Every line below is to be copied exactly, with the pictures left out.

[BEGIN SOURCE DATA]

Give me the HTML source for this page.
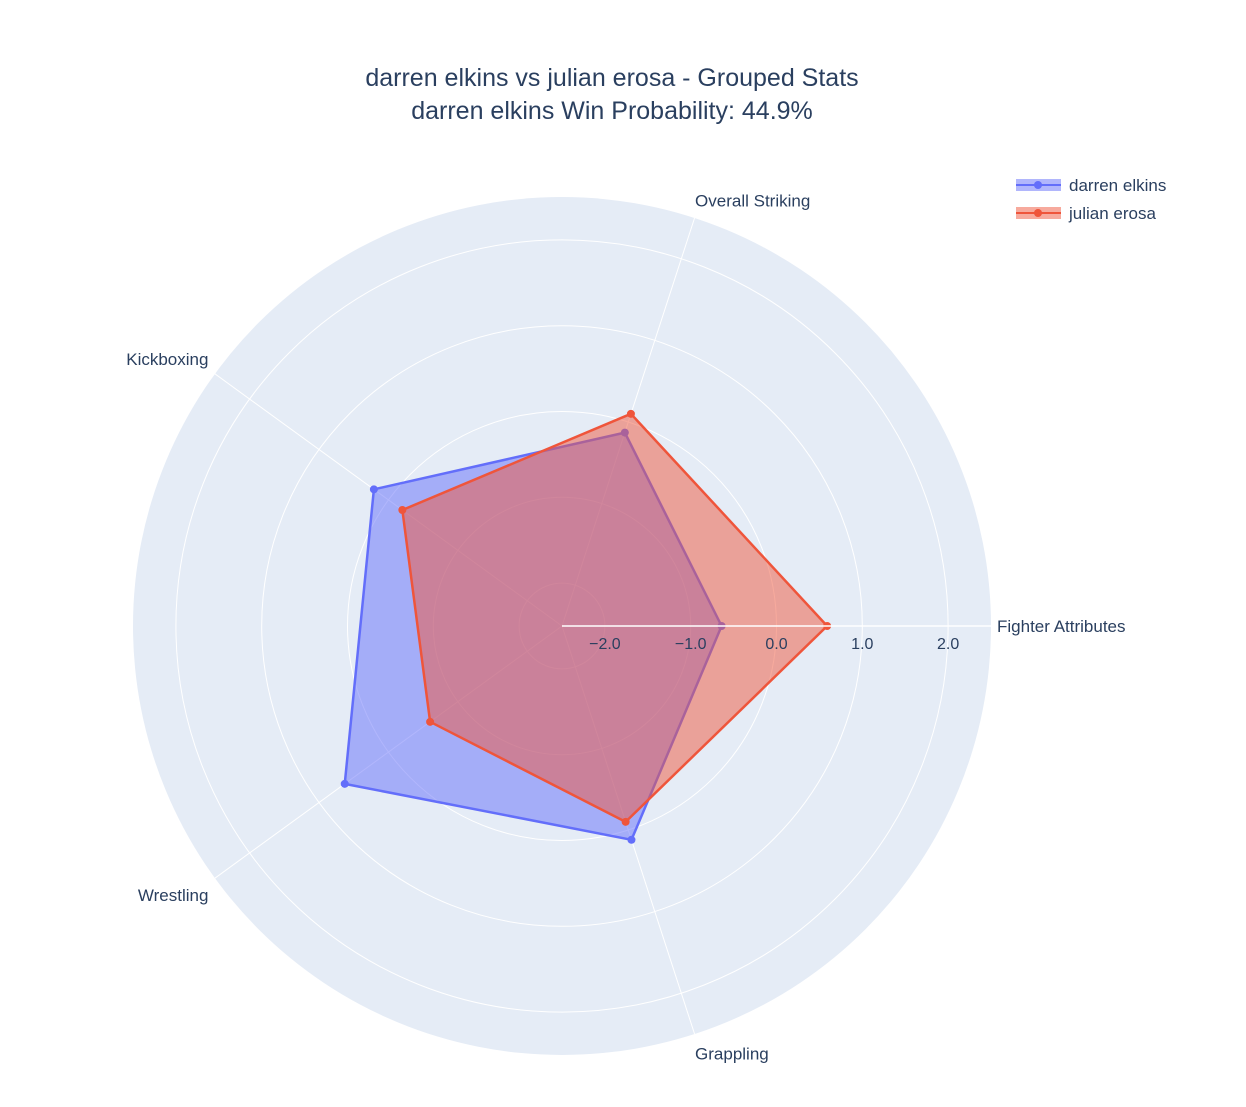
<!DOCTYPE html>
<html><head><meta charset="utf-8"><style>
html,body{margin:0;padding:0;background:#fff;}
svg text{font-family:"Liberation Sans","DejaVu Sans",sans-serif;fill:#2a3f5f;}
</style></head><body>
<svg id="chart" width="1246" height="1102" xmlns="http://www.w3.org/2000/svg">
<text x="612" y="86" text-anchor="middle" font-size="25">darren elkins vs julian erosa - Grouped Stats</text>
<text x="612" y="119" text-anchor="middle" font-size="25">darren elkins Win Probability: 44.9%</text>
<g id="plot"></g>
<g>
<g>
<rect x="1016" y="179" width="45" height="12" fill="rgba(99,110,250,0.5)"/>
<line x1="1016" y1="185" x2="1061" y2="185" stroke="#636efa" stroke-width="2"/>
<circle cx="1038" cy="185" r="4" fill="#636efa"/>
<text x="1069" y="191" font-size="17">darren elkins</text></g>
<g>
<rect x="1016" y="207" width="45" height="12" fill="rgba(239,85,59,0.5)"/>
<line x1="1016" y1="213" x2="1061" y2="213" stroke="#ef553b" stroke-width="2"/>
<circle cx="1038" cy="213" r="4" fill="#ef553b"/>
<text x="1069" y="219" font-size="17">julian erosa</text></g>
</g>
</svg>
<script>
const categories=["Fighter Attributes","Overall Striking","Kickboxing","Wrestling","Grappling"];
const darrenValues=[-0.64,-0.13,0.21,0.63,0.12];
const julianValues=[0.59,0.10,-0.20,-0.60,-0.10];
const radialTicks=[-2,-1,0,1,2];
const tickLabels=["\u22122.0","\u22121.0","0.0","1.0","2.0"];
const rMin=-2.5,rMax=2.5;
const cx=562,cy=626,R=429;
const NS="http://www.w3.org/2000/svg";
const g=document.getElementById('plot');
function rScale(v){return (v-rMin)/(rMax-rMin)*R;}
function ang(i){return i*2*Math.PI/categories.length;}
function pt(i,v){const r=rScale(v),a=ang(i);return [cx+r*Math.cos(a),cy-r*Math.sin(a)];}
function mk(tag,attrs){const e=document.createElementNS(NS,tag);for(const k in attrs)e.setAttribute(k,attrs[k]);g.appendChild(e);return e;}
let bg=mk('circle',{cx:cx,cy:cy,r:R,fill:'#e5ecf6'});


radialTicks.forEach((t,i)=>{
  let c=mk('circle',{cx:cx,cy:cy,r:rScale(t),fill:'none',stroke:'#fff','stroke-width':1});
  
  
});
categories.forEach((c,i)=>{
  const [x,y]=pt(i,rMax);
  let l=mk('line',{x1:cx,y1:cy,x2:x,y2:y,stroke:'#fff','stroke-width':1});
  
  
  const a=ang(i),lr=R+8;
  const lx=cx+lr*Math.cos(a),ly=cy-lr*Math.sin(a);
  const ca=Math.cos(a);
  let anchor=ca>0.3?'start':(ca<-0.3?'end':'start');
  let dy=Math.sin(a)>0.3?-4:(Math.sin(a)<-0.3?18:6);
  let tx=mk('text',{x:lx+(ca>0.3?-2:0),y:ly+dy,'text-anchor':anchor,'font-size':17});
  tx.textContent=c;
  
  
});
function series(vals,color,fill,name){
  const pts=vals.map((v,i)=>pt(i,v));
  let p=mk('polygon',{points:pts.map(p=>p.join(',')).join(' '),fill:fill,stroke:color,'stroke-width':2.5,'stroke-linejoin':'round'});
  
  
  pts.forEach(q=>{
    let c=mk('circle',{cx:q[0],cy:q[1],r:4,fill:color});
    
    
  });
}
series(darrenValues,'#636efa','rgba(99,110,250,0.5)','darren-elkins');
series(julianValues,'#ef553b','rgba(239,85,59,0.5)','julian-erosa');
let ax=mk('line',{x1:cx,y1:cy,x2:cx+R,y2:cy,stroke:'#fff','stroke-width':1.5});


radialTicks.forEach((t,i)=>{
  let tx=mk('text',{x:cx+rScale(t),y:cy+23,'text-anchor':'middle','font-size':16});
  tx.textContent=tickLabels[i];
  
  
});
</script>
</body></html>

[END SOURCE DATA]

## TASK ANSWER
Give me the HTML source for this page.
<!DOCTYPE html>
<html><head><meta charset="utf-8"><style>
html,body{margin:0;padding:0;background:#fff;}
svg text{font-family:"Liberation Sans","DejaVu Sans",sans-serif;fill:#2a3f5f;}
</style></head><body>
<svg id="chart" width="1246" height="1102" xmlns="http://www.w3.org/2000/svg">
<text x="612" y="86" text-anchor="middle" font-size="25">darren elkins vs julian erosa - Grouped Stats</text>
<text x="612" y="119" text-anchor="middle" font-size="25">darren elkins Win Probability: 44.9%</text>
<g id="plot"></g>
<g>
<g>
<rect x="1016" y="179" width="45" height="12" fill="rgba(99,110,250,0.5)"/>
<line x1="1016" y1="185" x2="1061" y2="185" stroke="#636efa" stroke-width="2"/>
<circle cx="1038" cy="185" r="4" fill="#636efa"/>
<text x="1069" y="191" font-size="17">darren elkins</text></g>
<g>
<rect x="1016" y="207" width="45" height="12" fill="rgba(239,85,59,0.5)"/>
<line x1="1016" y1="213" x2="1061" y2="213" stroke="#ef553b" stroke-width="2"/>
<circle cx="1038" cy="213" r="4" fill="#ef553b"/>
<text x="1069" y="219" font-size="17">julian erosa</text></g>
</g>
</svg>
<script>
const categories=["Fighter Attributes","Overall Striking","Kickboxing","Wrestling","Grappling"];
const darrenValues=[-0.64,-0.13,0.21,0.63,0.12];
const julianValues=[0.59,0.10,-0.20,-0.60,-0.10];
const radialTicks=[-2,-1,0,1,2];
const tickLabels=["\u22122.0","\u22121.0","0.0","1.0","2.0"];
const rMin=-2.5,rMax=2.5;
const cx=562,cy=626,R=429;
const NS="http://www.w3.org/2000/svg";
const g=document.getElementById('plot');
function rScale(v){return (v-rMin)/(rMax-rMin)*R;}
function ang(i){return i*2*Math.PI/categories.length;}
function pt(i,v){const r=rScale(v),a=ang(i);return [cx+r*Math.cos(a),cy-r*Math.sin(a)];}
function mk(tag,attrs){const e=document.createElementNS(NS,tag);for(const k in attrs)e.setAttribute(k,attrs[k]);g.appendChild(e);return e;}
let bg=mk('circle',{cx:cx,cy:cy,r:R,fill:'#e5ecf6'});


radialTicks.forEach((t,i)=>{
  let c=mk('circle',{cx:cx,cy:cy,r:rScale(t),fill:'none',stroke:'#fff','stroke-width':1});
  
  
});
categories.forEach((c,i)=>{
  const [x,y]=pt(i,rMax);
  let l=mk('line',{x1:cx,y1:cy,x2:x,y2:y,stroke:'#fff','stroke-width':1});
  
  
  const a=ang(i),lr=R+8;
  const lx=cx+lr*Math.cos(a),ly=cy-lr*Math.sin(a);
  const ca=Math.cos(a);
  let anchor=ca>0.3?'start':(ca<-0.3?'end':'start');
  let dy=Math.sin(a)>0.3?-4:(Math.sin(a)<-0.3?18:6);
  let tx=mk('text',{x:lx+(ca>0.3?-2:0),y:ly+dy,'text-anchor':anchor,'font-size':17});
  tx.textContent=c;
  
  
});
function series(vals,color,fill,name){
  const pts=vals.map((v,i)=>pt(i,v));
  let p=mk('polygon',{points:pts.map(p=>p.join(',')).join(' '),fill:fill,stroke:color,'stroke-width':2.5,'stroke-linejoin':'round'});
  
  
  pts.forEach(q=>{
    let c=mk('circle',{cx:q[0],cy:q[1],r:4,fill:color});
    
    
  });
}
series(darrenValues,'#636efa','rgba(99,110,250,0.5)','darren-elkins');
series(julianValues,'#ef553b','rgba(239,85,59,0.5)','julian-erosa');
let ax=mk('line',{x1:cx,y1:cy,x2:cx+R,y2:cy,stroke:'#fff','stroke-width':1.5});


radialTicks.forEach((t,i)=>{
  let tx=mk('text',{x:cx+rScale(t),y:cy+23,'text-anchor':'middle','font-size':16});
  tx.textContent=tickLabels[i];
  
  
});
</script>
</body></html>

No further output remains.